After they had completed its days, as they were returning,
the boy Jesus remained behind in Jerusalem,
but his parents did not know it.
Thinking that he was in the caravan,
they journeyed for a day
and looked for him among their relatives and acquaintances,
but not finding him,
they returned to Jerusalem to look for him.
After three days they found him in the temple,
sitting in the midst of the teachers,
listening to them and asking them questions,
and all who heard him were astounded
at his understanding and his answers.
When his parents saw him,
they were astonished,
and his mother said to him,
“Son, why have you done this to us?
Your father and I have been looking for you with great anxiety.”
And he said to them,
“Why were you looking for me?
Did you not know that I must be in my Father’s house?”
But they did not understand what he said to them.
He went down with them and came to Nazareth,
and was obedient to them;
and his mother kept all these things in her heart.
And Jesus advanced in wisdom and age and favor

before God and man.

Sermon at St Saviour

The Holy Family

One of the things that I like about the chapel at Madonna House at Robin Hoods Bay is the altar board extends to left and right across the aperture in the east wall and has a continuous wood carved frontal with Joseph to one side, Mary to the other, and Jesus between.

Today is the Feast of the Holy Family and I want to locate them for you at Bethlehem, and then in Egypt, and finally at Nazareth.

In the last few days we have travelled again to Bethlehem to celebrate the Lord’s birth there in the stable – reproduced here in church in the nativity tableau. I am fortunate to have been in the cave in Italy where the first Christmas Crib was created by St Francis of Assisi using live animals and a real baby. There, as here, the scene is close by the altar. At Bethlehem we have the reality of God made man and on the altar at every mass we have the real presence in our midst. Wherever two are three meet Jesus is in the midst. As one of my Christmas cards this year puts it ‘Jesus is the heart of Christmas’.

The Holy Family had to leave Bethlehem and flee as exiles because of Herod and his soldiers following the massacre of the innocents. My contacts with the Coptic monks at Langdale End have re-awakened my interest in this period in the life of the Holy Family. Two thousand years ago, the Child Jesus found safety and blessed the land of Egypt and the very beginning of the Coptic Church. As Christianity spread in Egypt churches were built throughout the length and breadth of the land on sites chosen because the Holy Family and Our Lord blessed them on their travels. When we celebrate and pray for the universal church and its unity we must always include the Orthodox as well as Catholics and Protestants. The Church continues to be persecuted and we who worship with freedom must remember and pray for the persecuted church and welcome Christian exiles who seek safety among us.
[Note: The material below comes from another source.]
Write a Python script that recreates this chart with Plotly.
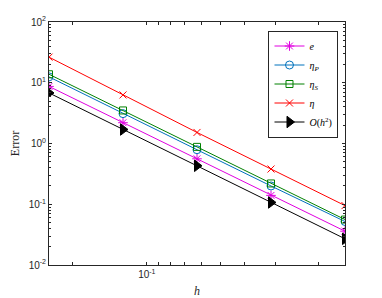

Finally the Holy Family was able to return to Nazareth and set up the family home and business there allowing our Lord to grow in wisdom and in stature and in favour with God and man during those hidden years until the He was ready to begin his public ministry. Nazareth was where Mary and Joseph grew up, met and were married; where Joseph died and Mary became a widow. We can guess a good deal about their family life there even from the little we know and thank God for the way it formed and influenced Our Lord. Marriage and family are under great pressure and even attack today but from our Christian perspective we must continue to trumpet its importance in God’s plan for humanity and fight for all that strengthens and upholds it and against all that would undermine and destroy it. As the Chinese philosopher Confucius said long ago “The strength of the nation derives from the integrity of the home” and even the atheist, George Bernard Shaw, wrote “ Perhaps the greatest social service that can be rendered by anyone to the country and to human kind is to bring up a family” whilst John Paul II declared 2 Every effort to make society sensitive to the importance of the family is a great service to humanity. As the family goes, so goes the nation and so goes the whole world in which we live”.

Today we thank God for our Lord’s family and for our own families and for the family of the Church.

Lord have mercy, Christ have mercy, Lord have mercy.